The Turkish Grand Prix has been cancelled just six weeks after it was put on the Formula 1 calendar and replaced by a second race in Austria.
But Turkey has now become unworkable after being put on the UK’s travel red list of high-risk countries.
F1 will instead run a race at the Red Bull Ring on 25-27 June.
That date was originally scheduled for the French Grand Prix, which has now been moved a week earlier to 18-20 June.
The move means there will now be races on three consecutive weekends – the French Grand Prix at Paul Ricard, followed by the Styrian Grand Prix and then the Austrian Grand Prix, both at the same track.
F1 president Stefano Domenicali said: “We were all looking forward to racing in Turkey but the travel restrictions in place have meant we are not able to be there in June.
“F1 has shown again that it is able to react quickly to developments and find solutions and we are delighted that we will have a double header in Austria, meaning our season remains at 23 races.”
F1 has a series of protocols aimed at minimising the risk of spreading Covid-19 and says it has conducted 17,000 tests this year with only 15 positive cases, a rate of 0.1%. It says it will “continue to operate in a way that protects the safety of our personnel and the communities we visit”.

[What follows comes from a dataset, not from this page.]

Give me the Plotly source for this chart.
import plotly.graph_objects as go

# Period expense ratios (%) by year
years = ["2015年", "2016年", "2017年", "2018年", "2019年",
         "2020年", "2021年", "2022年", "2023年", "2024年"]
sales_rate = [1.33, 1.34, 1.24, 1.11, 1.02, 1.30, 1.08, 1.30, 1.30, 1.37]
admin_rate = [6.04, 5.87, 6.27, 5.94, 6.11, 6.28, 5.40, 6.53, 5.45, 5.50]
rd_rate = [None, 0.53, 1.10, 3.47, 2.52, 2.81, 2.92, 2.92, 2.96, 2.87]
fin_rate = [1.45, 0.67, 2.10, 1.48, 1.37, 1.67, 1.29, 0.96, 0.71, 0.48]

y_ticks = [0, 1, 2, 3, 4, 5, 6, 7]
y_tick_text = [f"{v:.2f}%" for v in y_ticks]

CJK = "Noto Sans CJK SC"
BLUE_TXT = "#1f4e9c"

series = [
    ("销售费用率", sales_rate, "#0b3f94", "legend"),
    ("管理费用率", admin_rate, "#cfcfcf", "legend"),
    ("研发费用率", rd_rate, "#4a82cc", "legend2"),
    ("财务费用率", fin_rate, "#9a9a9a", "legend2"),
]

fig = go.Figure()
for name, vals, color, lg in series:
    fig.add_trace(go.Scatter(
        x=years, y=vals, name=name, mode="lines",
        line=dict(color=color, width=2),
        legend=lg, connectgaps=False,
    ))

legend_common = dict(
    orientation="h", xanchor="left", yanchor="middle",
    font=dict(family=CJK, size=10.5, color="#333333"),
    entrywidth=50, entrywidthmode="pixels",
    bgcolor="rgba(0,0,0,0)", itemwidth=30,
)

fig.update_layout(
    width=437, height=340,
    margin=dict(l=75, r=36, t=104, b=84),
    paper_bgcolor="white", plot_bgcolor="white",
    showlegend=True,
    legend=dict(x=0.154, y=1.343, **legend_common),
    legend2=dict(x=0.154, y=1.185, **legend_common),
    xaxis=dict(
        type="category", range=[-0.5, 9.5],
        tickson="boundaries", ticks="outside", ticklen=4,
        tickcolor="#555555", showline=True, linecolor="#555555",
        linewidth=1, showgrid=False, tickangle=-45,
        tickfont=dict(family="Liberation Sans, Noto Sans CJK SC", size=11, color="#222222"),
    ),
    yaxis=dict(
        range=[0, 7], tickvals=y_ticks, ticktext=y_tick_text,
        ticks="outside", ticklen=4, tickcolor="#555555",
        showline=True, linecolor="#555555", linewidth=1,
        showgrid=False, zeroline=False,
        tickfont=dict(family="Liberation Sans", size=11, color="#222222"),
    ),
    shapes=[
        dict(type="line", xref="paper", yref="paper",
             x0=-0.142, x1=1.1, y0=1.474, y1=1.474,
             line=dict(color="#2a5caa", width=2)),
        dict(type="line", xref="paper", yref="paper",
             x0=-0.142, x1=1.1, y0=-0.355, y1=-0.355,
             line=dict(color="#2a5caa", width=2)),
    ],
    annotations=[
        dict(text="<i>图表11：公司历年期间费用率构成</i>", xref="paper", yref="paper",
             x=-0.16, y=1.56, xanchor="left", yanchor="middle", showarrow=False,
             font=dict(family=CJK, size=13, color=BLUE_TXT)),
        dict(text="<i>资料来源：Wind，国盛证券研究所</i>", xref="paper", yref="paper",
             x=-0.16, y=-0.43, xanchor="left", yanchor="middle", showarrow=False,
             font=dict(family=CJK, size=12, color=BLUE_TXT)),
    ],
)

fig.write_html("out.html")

A number of F1 insiders had hoped that the sport’s owners, Liberty Media, would not replace Turkey with another event.
Teams are already finding the combination of a record 23-race planned schedule and the restrictions on movement imposed on personnel when they return to the UK exhausting.

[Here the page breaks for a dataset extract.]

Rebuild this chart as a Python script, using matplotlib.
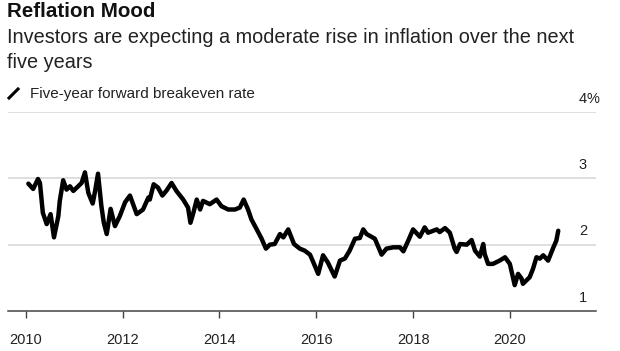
import matplotlib
matplotlib.use("Agg")
import matplotlib.pyplot as plt
from matplotlib.lines import Line2D

plt.rcParams["font.family"] = ["Liberation Sans", "DejaVu Sans"]

# ---------------------------------------------------------------------------
# Data: five-year forward breakeven rate (%)
# ---------------------------------------------------------------------------
years = [
    2010.05, 2010.15, 2010.25, 2010.29, 2010.35, 2010.43, 2010.51, 2010.58,
    2010.67, 2010.70, 2010.77, 2010.84, 2010.91, 2010.98, 2011.08, 2011.15,
    2011.22, 2011.29, 2011.38, 2011.43, 2011.49, 2011.56, 2011.61, 2011.67,
    2011.75, 2011.84, 2011.94, 2012.05, 2012.15, 2012.29, 2012.42, 2012.53,
    2012.56, 2012.64, 2012.73, 2012.82, 2012.91, 2013.01, 2013.11, 2013.25,
    2013.35, 2013.40, 2013.46, 2013.53, 2013.60, 2013.66, 2013.80, 2013.94,
    2014.04, 2014.18, 2014.32, 2014.42, 2014.50, 2014.59, 2014.66, 2014.77,
    2014.87, 2014.96, 2015.04, 2015.14, 2015.25, 2015.32, 2015.42, 2015.54,
    2015.66, 2015.76, 2015.87, 2015.93, 2016.04, 2016.14, 2016.24, 2016.38,
    2016.49, 2016.59, 2016.69, 2016.80, 2016.90, 2016.97, 2017.04, 2017.21,
    2017.35, 2017.45, 2017.59, 2017.73, 2017.80, 2017.90, 2018.00, 2018.14,
    2018.24, 2018.31, 2018.49, 2018.55, 2018.66, 2018.76, 2018.86, 2018.90,
    2018.97, 2019.11, 2019.21, 2019.28, 2019.38, 2019.45, 2019.48, 2019.55,
    2019.65, 2019.79, 2019.90, 2020.00, 2020.10, 2020.17, 2020.24, 2020.27,
    2020.41, 2020.48, 2020.55, 2020.62, 2020.69, 2020.79, 2020.90, 2020.96,
    2021.00,
]
rate = [
    2.92, 2.84, 2.99, 2.93, 2.48, 2.31, 2.46, 2.11,
    2.43, 2.66, 2.97, 2.83, 2.88, 2.81, 2.88, 2.93,
    3.09, 2.78, 2.62, 2.81, 3.07, 2.58, 2.33, 2.16,
    2.54, 2.28, 2.43, 2.64, 2.74, 2.46, 2.53, 2.71,
    2.68, 2.91, 2.86, 2.74, 2.82, 2.93, 2.81, 2.68,
    2.56, 2.33, 2.48, 2.68, 2.53, 2.66, 2.61, 2.68,
    2.58, 2.53, 2.53, 2.56, 2.68, 2.53, 2.38, 2.23,
    2.09, 1.94, 2.00, 2.01, 2.16, 2.11, 2.23, 2.01,
    1.94, 1.91, 1.85, 1.75, 1.56, 1.84, 1.73, 1.52,
    1.76, 1.79, 1.91, 2.09, 2.10, 2.23, 2.16, 2.09,
    1.85, 1.94, 1.96, 1.96, 1.90, 2.06, 2.23, 2.12,
    2.26, 2.18, 2.23, 2.19, 2.25, 2.18, 1.94, 1.89,
    2.01, 2.00, 2.07, 1.91, 1.82, 2.01, 1.86, 1.71,
    1.71, 1.76, 1.81, 1.71, 1.39, 1.56, 1.49, 1.41,
    1.51, 1.64, 1.81, 1.79, 1.84, 1.76, 1.96, 2.06,
    2.21,
]

x_ticks = [2010, 2012, 2014, 2016, 2018, 2020]
y_levels = [1, 2, 3, 4]
y_labels = ["1", "2", "3", "4"]

# ---------------------------------------------------------------------------
# Figure
# ---------------------------------------------------------------------------
W, H = 620, 351
fig = plt.figure(figsize=(W / 100, H / 100), dpi=100)
fig.patch.set_facecolor("white")

ax = fig.add_axes([8 / W, 1 - 311 / H, 588 / W, 199 / H])
ax.set_xlim(2009.63, 2021.78)
ax.set_ylim(1, 4)

for lv in y_levels[1:]:
    ax.axhline(lv, color="#d6d6d6", lw=1.1, zorder=1)

ax.plot(years, rate, color="black", lw=3.2, solid_joinstyle="round",
        solid_capstyle="round", zorder=3)

for s in ("left", "right", "top"):
    ax.spines[s].set_visible(False)
ax.spines["bottom"].set_color("#444444")
ax.spines["bottom"].set_linewidth(1.1)

ax.set_yticks([])
ax.set_xticks(x_ticks)
ax.set_xticklabels([str(t) for t in x_ticks])
ax.tick_params(axis="x", direction="out", length=5, width=1, color="#444444",
               labelsize=10.5, labelcolor="#222222", pad=11)

# y labels sit above the gridlines on the right
for lv, lab in zip(y_levels, y_labels):
    ax.annotate(lab, xy=(0.9845, lv), xycoords=("axes fraction", "data"),
                xytext=(0, 9.5), textcoords="offset points",
                ha="right", va="center", fontsize=10.5, color="#222222")
ax.annotate("%", xy=(0.9845, 4), xycoords=("axes fraction", "data"),
            xytext=(0, 9.5), textcoords="offset points",
            ha="left", va="center", fontsize=10.5, color="#222222")

# Titles
fig.text(7 / W, 1 - 2 / H, "Reflation Mood", ha="left", va="top",
         fontsize=14.8, fontweight="bold", color="#111111")
fig.text(7 / W, 1 - 28 / H,
         "Investors are expecting a moderate rise in inflation over the next\nfive years",
         ha="left", va="top", fontsize=14.3, color="#222222", linespacing=1.38)

# Legend
fig.add_artist(Line2D([9 / W, 18 / W], [1 - 98 / H, 1 - 89 / H],
                      color="black", lw=2.2, transform=fig.transFigure))
fig.text(30 / W, 1 - 94 / H, "Five-year forward breakeven rate", ha="left",
         va="center", fontsize=11, color="#222222")

fig.savefig("out.png", dpi=100, facecolor="white")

Some senior figures believe that there is no need to keep the number of races so high, when the sport has never had a season this long before.
But F1 feels that it makes sense to maintain the number of races that had been planned in the first half of the year because they have concerns about the viability of a number of late-season races.
For different reasons, there are uncertainties over the Singapore, Japanese, US, Mexican, Brazilian and Australian Grands Prix.
Those races currently comprise the sport’s entire schedule for October and November.
There are financial implications involving both sponsors and broadcasters that would hit F1’s finances – and the prize money paid to teams next year – if the number of races falls too far.
Brazil and Mexico are a concern because the scale of the pandemic in those countries means F1 may feel it cannot justify going there.
Doubts over Singapore, Japan, the US and Australia are more to do with travel restrictions imposed on foreign visitors by those countries.